**What you have to do**
Restate, word for word, every line of the data.

* start Data section *

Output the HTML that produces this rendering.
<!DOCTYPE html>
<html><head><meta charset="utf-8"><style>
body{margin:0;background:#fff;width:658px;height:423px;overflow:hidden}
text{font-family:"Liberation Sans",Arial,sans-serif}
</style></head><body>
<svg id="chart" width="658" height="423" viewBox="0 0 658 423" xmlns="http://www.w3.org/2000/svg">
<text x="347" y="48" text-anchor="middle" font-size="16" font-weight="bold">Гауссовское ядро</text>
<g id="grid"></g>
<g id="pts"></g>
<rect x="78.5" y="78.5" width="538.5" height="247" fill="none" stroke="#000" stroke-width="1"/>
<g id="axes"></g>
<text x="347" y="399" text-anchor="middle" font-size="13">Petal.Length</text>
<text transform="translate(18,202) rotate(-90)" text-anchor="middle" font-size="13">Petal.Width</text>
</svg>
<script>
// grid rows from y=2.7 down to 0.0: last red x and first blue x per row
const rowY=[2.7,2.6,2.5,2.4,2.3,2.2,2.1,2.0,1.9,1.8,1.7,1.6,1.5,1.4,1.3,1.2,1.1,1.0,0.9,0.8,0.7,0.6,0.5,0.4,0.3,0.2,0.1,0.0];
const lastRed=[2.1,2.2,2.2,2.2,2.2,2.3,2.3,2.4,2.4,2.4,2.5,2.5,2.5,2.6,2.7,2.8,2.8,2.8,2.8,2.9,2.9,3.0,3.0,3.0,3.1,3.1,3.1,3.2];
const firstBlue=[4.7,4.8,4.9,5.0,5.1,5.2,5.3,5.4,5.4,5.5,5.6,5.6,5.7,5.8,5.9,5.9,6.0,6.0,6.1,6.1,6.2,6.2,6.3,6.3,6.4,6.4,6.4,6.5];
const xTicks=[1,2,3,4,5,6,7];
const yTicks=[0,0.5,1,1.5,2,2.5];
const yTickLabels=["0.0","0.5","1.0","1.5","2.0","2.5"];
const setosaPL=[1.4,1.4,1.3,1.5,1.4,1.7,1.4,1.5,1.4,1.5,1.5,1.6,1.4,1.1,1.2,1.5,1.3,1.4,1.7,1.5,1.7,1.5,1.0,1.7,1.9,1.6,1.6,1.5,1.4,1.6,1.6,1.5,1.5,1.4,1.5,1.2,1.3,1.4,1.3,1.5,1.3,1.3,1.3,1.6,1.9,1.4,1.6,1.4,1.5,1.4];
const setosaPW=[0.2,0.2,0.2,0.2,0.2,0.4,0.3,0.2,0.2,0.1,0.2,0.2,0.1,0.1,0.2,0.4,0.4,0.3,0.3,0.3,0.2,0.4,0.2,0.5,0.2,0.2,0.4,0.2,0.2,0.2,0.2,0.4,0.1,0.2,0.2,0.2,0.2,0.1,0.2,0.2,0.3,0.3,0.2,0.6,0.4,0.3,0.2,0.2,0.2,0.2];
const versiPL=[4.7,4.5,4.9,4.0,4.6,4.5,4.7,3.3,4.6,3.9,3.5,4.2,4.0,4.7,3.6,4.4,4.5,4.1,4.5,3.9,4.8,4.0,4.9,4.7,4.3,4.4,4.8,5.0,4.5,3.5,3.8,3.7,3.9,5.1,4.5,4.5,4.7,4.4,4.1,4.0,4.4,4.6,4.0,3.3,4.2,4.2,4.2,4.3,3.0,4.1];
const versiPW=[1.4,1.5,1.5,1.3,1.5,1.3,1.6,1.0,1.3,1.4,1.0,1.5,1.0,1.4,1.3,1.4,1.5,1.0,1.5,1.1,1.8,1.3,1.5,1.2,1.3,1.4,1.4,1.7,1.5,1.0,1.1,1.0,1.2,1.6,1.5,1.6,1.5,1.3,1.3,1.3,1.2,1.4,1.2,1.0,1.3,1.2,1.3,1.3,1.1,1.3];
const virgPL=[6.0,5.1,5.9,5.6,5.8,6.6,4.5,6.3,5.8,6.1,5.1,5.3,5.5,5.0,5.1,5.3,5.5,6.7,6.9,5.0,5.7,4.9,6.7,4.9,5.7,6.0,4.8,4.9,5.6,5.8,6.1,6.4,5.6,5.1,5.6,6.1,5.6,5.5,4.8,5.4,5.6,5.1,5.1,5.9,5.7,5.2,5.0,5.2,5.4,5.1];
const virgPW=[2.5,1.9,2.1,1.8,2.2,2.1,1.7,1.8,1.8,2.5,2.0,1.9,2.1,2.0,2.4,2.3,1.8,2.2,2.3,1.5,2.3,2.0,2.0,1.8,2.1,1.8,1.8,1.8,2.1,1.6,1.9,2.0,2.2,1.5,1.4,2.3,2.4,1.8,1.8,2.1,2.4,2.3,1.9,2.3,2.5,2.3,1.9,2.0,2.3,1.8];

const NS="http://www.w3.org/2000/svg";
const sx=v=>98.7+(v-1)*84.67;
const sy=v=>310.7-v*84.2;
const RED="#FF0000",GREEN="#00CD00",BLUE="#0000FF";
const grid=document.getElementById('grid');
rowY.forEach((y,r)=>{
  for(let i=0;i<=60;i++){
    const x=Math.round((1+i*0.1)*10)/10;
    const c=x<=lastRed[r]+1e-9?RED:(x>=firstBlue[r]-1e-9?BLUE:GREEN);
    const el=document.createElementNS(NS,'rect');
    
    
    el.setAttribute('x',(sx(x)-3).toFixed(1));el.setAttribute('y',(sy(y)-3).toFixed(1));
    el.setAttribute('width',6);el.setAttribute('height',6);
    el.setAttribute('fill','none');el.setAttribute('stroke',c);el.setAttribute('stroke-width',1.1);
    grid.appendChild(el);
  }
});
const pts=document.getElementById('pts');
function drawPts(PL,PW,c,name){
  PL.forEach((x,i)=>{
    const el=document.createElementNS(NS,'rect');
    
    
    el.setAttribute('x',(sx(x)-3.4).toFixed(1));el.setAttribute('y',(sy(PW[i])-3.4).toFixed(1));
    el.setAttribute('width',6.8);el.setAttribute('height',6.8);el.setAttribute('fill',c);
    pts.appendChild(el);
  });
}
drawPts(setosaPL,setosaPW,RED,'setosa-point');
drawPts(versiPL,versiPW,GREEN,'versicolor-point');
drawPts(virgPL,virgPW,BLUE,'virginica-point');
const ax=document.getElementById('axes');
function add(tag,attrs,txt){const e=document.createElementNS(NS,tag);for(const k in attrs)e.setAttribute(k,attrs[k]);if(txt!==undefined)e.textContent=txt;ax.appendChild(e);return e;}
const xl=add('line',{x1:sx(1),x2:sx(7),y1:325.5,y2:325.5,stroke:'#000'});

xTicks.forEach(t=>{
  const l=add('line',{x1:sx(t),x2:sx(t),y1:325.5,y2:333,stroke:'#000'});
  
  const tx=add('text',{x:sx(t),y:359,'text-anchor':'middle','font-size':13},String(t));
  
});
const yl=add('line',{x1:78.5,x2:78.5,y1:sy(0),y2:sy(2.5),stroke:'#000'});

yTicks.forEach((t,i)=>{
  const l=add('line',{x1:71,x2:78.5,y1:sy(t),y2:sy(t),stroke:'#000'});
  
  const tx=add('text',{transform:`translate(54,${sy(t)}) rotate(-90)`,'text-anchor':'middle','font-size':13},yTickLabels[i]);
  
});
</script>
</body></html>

* end Data section *

**Task result**
Output the HTML that produces this rendering.
<!DOCTYPE html>
<html><head><meta charset="utf-8"><style>
body{margin:0;background:#fff;width:658px;height:423px;overflow:hidden}
text{font-family:"Liberation Sans",Arial,sans-serif}
</style></head><body>
<svg id="chart" width="658" height="423" viewBox="0 0 658 423" xmlns="http://www.w3.org/2000/svg">
<text x="347" y="48" text-anchor="middle" font-size="16" font-weight="bold">Гауссовское ядро</text>
<g id="grid"></g>
<g id="pts"></g>
<rect x="78.5" y="78.5" width="538.5" height="247" fill="none" stroke="#000" stroke-width="1"/>
<g id="axes"></g>
<text x="347" y="399" text-anchor="middle" font-size="13">Petal.Length</text>
<text transform="translate(18,202) rotate(-90)" text-anchor="middle" font-size="13">Petal.Width</text>
</svg>
<script>
// grid rows from y=2.7 down to 0.0: last red x and first blue x per row
const rowY=[2.7,2.6,2.5,2.4,2.3,2.2,2.1,2.0,1.9,1.8,1.7,1.6,1.5,1.4,1.3,1.2,1.1,1.0,0.9,0.8,0.7,0.6,0.5,0.4,0.3,0.2,0.1,0.0];
const lastRed=[2.1,2.2,2.2,2.2,2.2,2.3,2.3,2.4,2.4,2.4,2.5,2.5,2.5,2.6,2.7,2.8,2.8,2.8,2.8,2.9,2.9,3.0,3.0,3.0,3.1,3.1,3.1,3.2];
const firstBlue=[4.7,4.8,4.9,5.0,5.1,5.2,5.3,5.4,5.4,5.5,5.6,5.6,5.7,5.8,5.9,5.9,6.0,6.0,6.1,6.1,6.2,6.2,6.3,6.3,6.4,6.4,6.4,6.5];
const xTicks=[1,2,3,4,5,6,7];
const yTicks=[0,0.5,1,1.5,2,2.5];
const yTickLabels=["0.0","0.5","1.0","1.5","2.0","2.5"];
const setosaPL=[1.4,1.4,1.3,1.5,1.4,1.7,1.4,1.5,1.4,1.5,1.5,1.6,1.4,1.1,1.2,1.5,1.3,1.4,1.7,1.5,1.7,1.5,1.0,1.7,1.9,1.6,1.6,1.5,1.4,1.6,1.6,1.5,1.5,1.4,1.5,1.2,1.3,1.4,1.3,1.5,1.3,1.3,1.3,1.6,1.9,1.4,1.6,1.4,1.5,1.4];
const setosaPW=[0.2,0.2,0.2,0.2,0.2,0.4,0.3,0.2,0.2,0.1,0.2,0.2,0.1,0.1,0.2,0.4,0.4,0.3,0.3,0.3,0.2,0.4,0.2,0.5,0.2,0.2,0.4,0.2,0.2,0.2,0.2,0.4,0.1,0.2,0.2,0.2,0.2,0.1,0.2,0.2,0.3,0.3,0.2,0.6,0.4,0.3,0.2,0.2,0.2,0.2];
const versiPL=[4.7,4.5,4.9,4.0,4.6,4.5,4.7,3.3,4.6,3.9,3.5,4.2,4.0,4.7,3.6,4.4,4.5,4.1,4.5,3.9,4.8,4.0,4.9,4.7,4.3,4.4,4.8,5.0,4.5,3.5,3.8,3.7,3.9,5.1,4.5,4.5,4.7,4.4,4.1,4.0,4.4,4.6,4.0,3.3,4.2,4.2,4.2,4.3,3.0,4.1];
const versiPW=[1.4,1.5,1.5,1.3,1.5,1.3,1.6,1.0,1.3,1.4,1.0,1.5,1.0,1.4,1.3,1.4,1.5,1.0,1.5,1.1,1.8,1.3,1.5,1.2,1.3,1.4,1.4,1.7,1.5,1.0,1.1,1.0,1.2,1.6,1.5,1.6,1.5,1.3,1.3,1.3,1.2,1.4,1.2,1.0,1.3,1.2,1.3,1.3,1.1,1.3];
const virgPL=[6.0,5.1,5.9,5.6,5.8,6.6,4.5,6.3,5.8,6.1,5.1,5.3,5.5,5.0,5.1,5.3,5.5,6.7,6.9,5.0,5.7,4.9,6.7,4.9,5.7,6.0,4.8,4.9,5.6,5.8,6.1,6.4,5.6,5.1,5.6,6.1,5.6,5.5,4.8,5.4,5.6,5.1,5.1,5.9,5.7,5.2,5.0,5.2,5.4,5.1];
const virgPW=[2.5,1.9,2.1,1.8,2.2,2.1,1.7,1.8,1.8,2.5,2.0,1.9,2.1,2.0,2.4,2.3,1.8,2.2,2.3,1.5,2.3,2.0,2.0,1.8,2.1,1.8,1.8,1.8,2.1,1.6,1.9,2.0,2.2,1.5,1.4,2.3,2.4,1.8,1.8,2.1,2.4,2.3,1.9,2.3,2.5,2.3,1.9,2.0,2.3,1.8];

const NS="http://www.w3.org/2000/svg";
const sx=v=>98.7+(v-1)*84.67;
const sy=v=>310.7-v*84.2;
const RED="#FF0000",GREEN="#00CD00",BLUE="#0000FF";
const grid=document.getElementById('grid');
rowY.forEach((y,r)=>{
  for(let i=0;i<=60;i++){
    const x=Math.round((1+i*0.1)*10)/10;
    const c=x<=lastRed[r]+1e-9?RED:(x>=firstBlue[r]-1e-9?BLUE:GREEN);
    const el=document.createElementNS(NS,'rect');
    
    
    el.setAttribute('x',(sx(x)-3).toFixed(1));el.setAttribute('y',(sy(y)-3).toFixed(1));
    el.setAttribute('width',6);el.setAttribute('height',6);
    el.setAttribute('fill','none');el.setAttribute('stroke',c);el.setAttribute('stroke-width',1.1);
    grid.appendChild(el);
  }
});
const pts=document.getElementById('pts');
function drawPts(PL,PW,c,name){
  PL.forEach((x,i)=>{
    const el=document.createElementNS(NS,'rect');
    
    
    el.setAttribute('x',(sx(x)-3.4).toFixed(1));el.setAttribute('y',(sy(PW[i])-3.4).toFixed(1));
    el.setAttribute('width',6.8);el.setAttribute('height',6.8);el.setAttribute('fill',c);
    pts.appendChild(el);
  });
}
drawPts(setosaPL,setosaPW,RED,'setosa-point');
drawPts(versiPL,versiPW,GREEN,'versicolor-point');
drawPts(virgPL,virgPW,BLUE,'virginica-point');
const ax=document.getElementById('axes');
function add(tag,attrs,txt){const e=document.createElementNS(NS,tag);for(const k in attrs)e.setAttribute(k,attrs[k]);if(txt!==undefined)e.textContent=txt;ax.appendChild(e);return e;}
const xl=add('line',{x1:sx(1),x2:sx(7),y1:325.5,y2:325.5,stroke:'#000'});

xTicks.forEach(t=>{
  const l=add('line',{x1:sx(t),x2:sx(t),y1:325.5,y2:333,stroke:'#000'});
  
  const tx=add('text',{x:sx(t),y:359,'text-anchor':'middle','font-size':13},String(t));
  
});
const yl=add('line',{x1:78.5,x2:78.5,y1:sy(0),y2:sy(2.5),stroke:'#000'});

yTicks.forEach((t,i)=>{
  const l=add('line',{x1:71,x2:78.5,y1:sy(t),y2:sy(t),stroke:'#000'});
  
  const tx=add('text',{transform:`translate(54,${sy(t)}) rotate(-90)`,'text-anchor':'middle','font-size':13},yTickLabels[i]);
  
});
</script>
</body></html>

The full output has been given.